The improved SQL support will help and the overall design of Druid makes sense, but I have to stand by the fact that I find it tough to recommend over the alternatives now. If everything's converging on similar functionality, what would you say is the roadmap for Druid's future advantage?

1 comments

Those are good questions.

IMO Druid is most well-differentiated if you want to power an online, real-time, high-concurrency analytical application at scale. It is the use case Druid was originally designed for and still the one where the project shines the brightest. The reason mostly isn't related to things that database people usually talk about (storage format, indexes, etc).
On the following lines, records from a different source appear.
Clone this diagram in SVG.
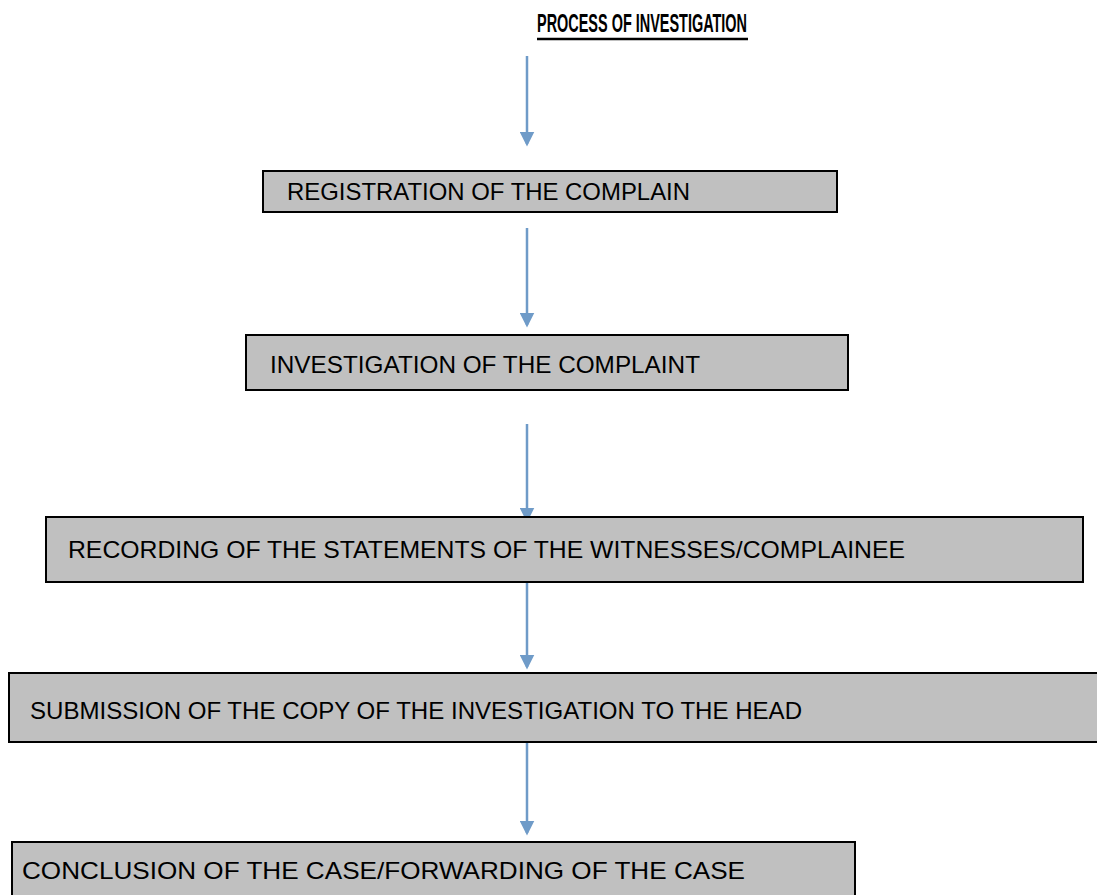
<svg xmlns="http://www.w3.org/2000/svg" width="1097" height="895" viewBox="0 0 1097 895">
<style>
.box{fill:#c0c0c0;stroke:#000;stroke-width:2}
.lbl{font-family:"Liberation Sans",Arial,sans-serif;font-size:24px;fill:#000}
.title{font-family:"Liberation Sans",Arial,sans-serif;font-size:25px;font-weight:bold;fill:#000}
.conn{stroke:#6f9bc8;stroke-width:2.5;fill:none;marker-end:url(#ah)}
</style>
<defs>
<marker id="ah" markerWidth="6" markerHeight="6" refX="5" refY="3" orient="auto" markerUnits="strokeWidth">
<path d="M0,0 L6,3 L0,6 Z" fill="#6f9bc8"/>
</marker>
</defs>
<rect width="1097" height="895" fill="#fff"/>
<g id="title">
<text class="title" x="537" y="32" textLength="210" lengthAdjust="spacingAndGlyphs">PROCESS OF INVESTIGATION</text>
<line x1="537" y1="39" x2="748" y2="39" stroke="#000" stroke-width="2.5"/>
</g>
<g id="connectors">
<line class="conn" x1="527" y1="56" x2="527" y2="144"/>
<line class="conn" x1="527" y1="228" x2="527" y2="325"/>
<line class="conn" x1="527" y1="424" x2="527" y2="520"/>
<line class="conn" x1="527" y1="578" x2="527" y2="667"/>
<line class="conn" x1="527" y1="742" x2="527" y2="833"/>
</g>
<g id="n1">
<rect class="box" x="263" y="171" width="574" height="41"/>
<text class="lbl" x="287" y="200" textLength="403" lengthAdjust="spacingAndGlyphs">REGISTRATION OF THE COMPLAIN</text>
</g>
<g id="n2">
<rect class="box" x="246" y="335" width="602" height="55"/>
<text class="lbl" x="270" y="373" textLength="430" lengthAdjust="spacingAndGlyphs">INVESTIGATION OF THE COMPLAINT</text>
</g>
<g id="n3">
<rect class="box" x="46" y="517" width="1037" height="65"/>
<text class="lbl" x="68" y="558" textLength="837" lengthAdjust="spacingAndGlyphs">RECORDING OF THE STATEMENTS OF THE WITNESSES/COMPLAINEE</text>
</g>
<g id="n4">
<rect class="box" x="9" y="673" width="1100" height="69"/>
<text class="lbl" x="30" y="719" textLength="772" lengthAdjust="spacingAndGlyphs">SUBMISSION OF THE COPY OF THE INVESTIGATION TO THE HEAD</text>
</g>
<g id="n5">
<rect class="box" x="12" y="842" width="843" height="70"/>
<text class="lbl" x="22" y="879" textLength="723" lengthAdjust="spacingAndGlyphs">CONCLUSION OF THE CASE/FORWARDING OF THE CASE</text>
</g>
</svg>
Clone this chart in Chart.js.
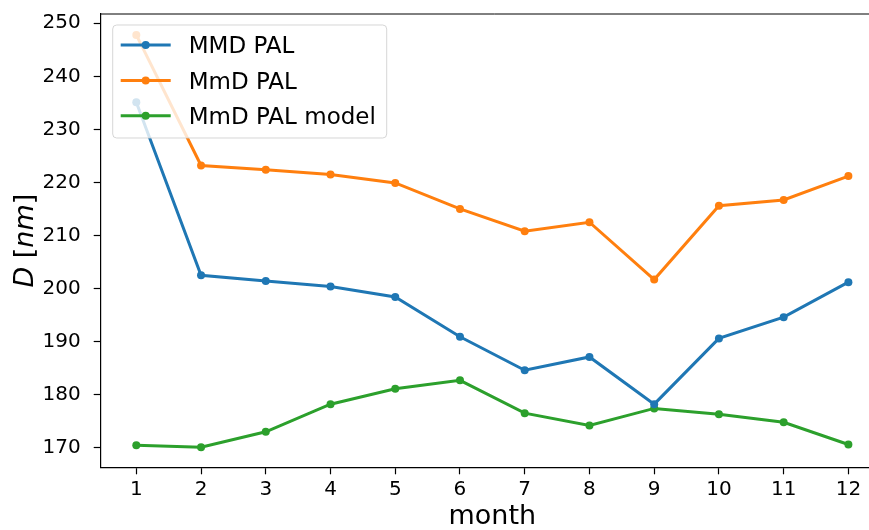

That stuff is important but isn't a major differentiator between systems in today's world. The reason is more related to the pieces in between servers, like locking, replication, fault tolerance, data partitioning and balancing, and resource management. Druid's approach to these things is relatively unique and gives it characteristics that allow it to do well at powering these sorts of apps at scale. I think it will remain an important advantage of Druid over other systems. Maybe one day the details would make a good blog post :)

As far as the roadmap goes, most of the work we're doing to make Druid better falls into two categories: first, stuff that makes it even better at this core analytical app engine use case; second, stuff that better supports new use cases, like the work on building out SQL. They are both important so usually each release has a bit of both.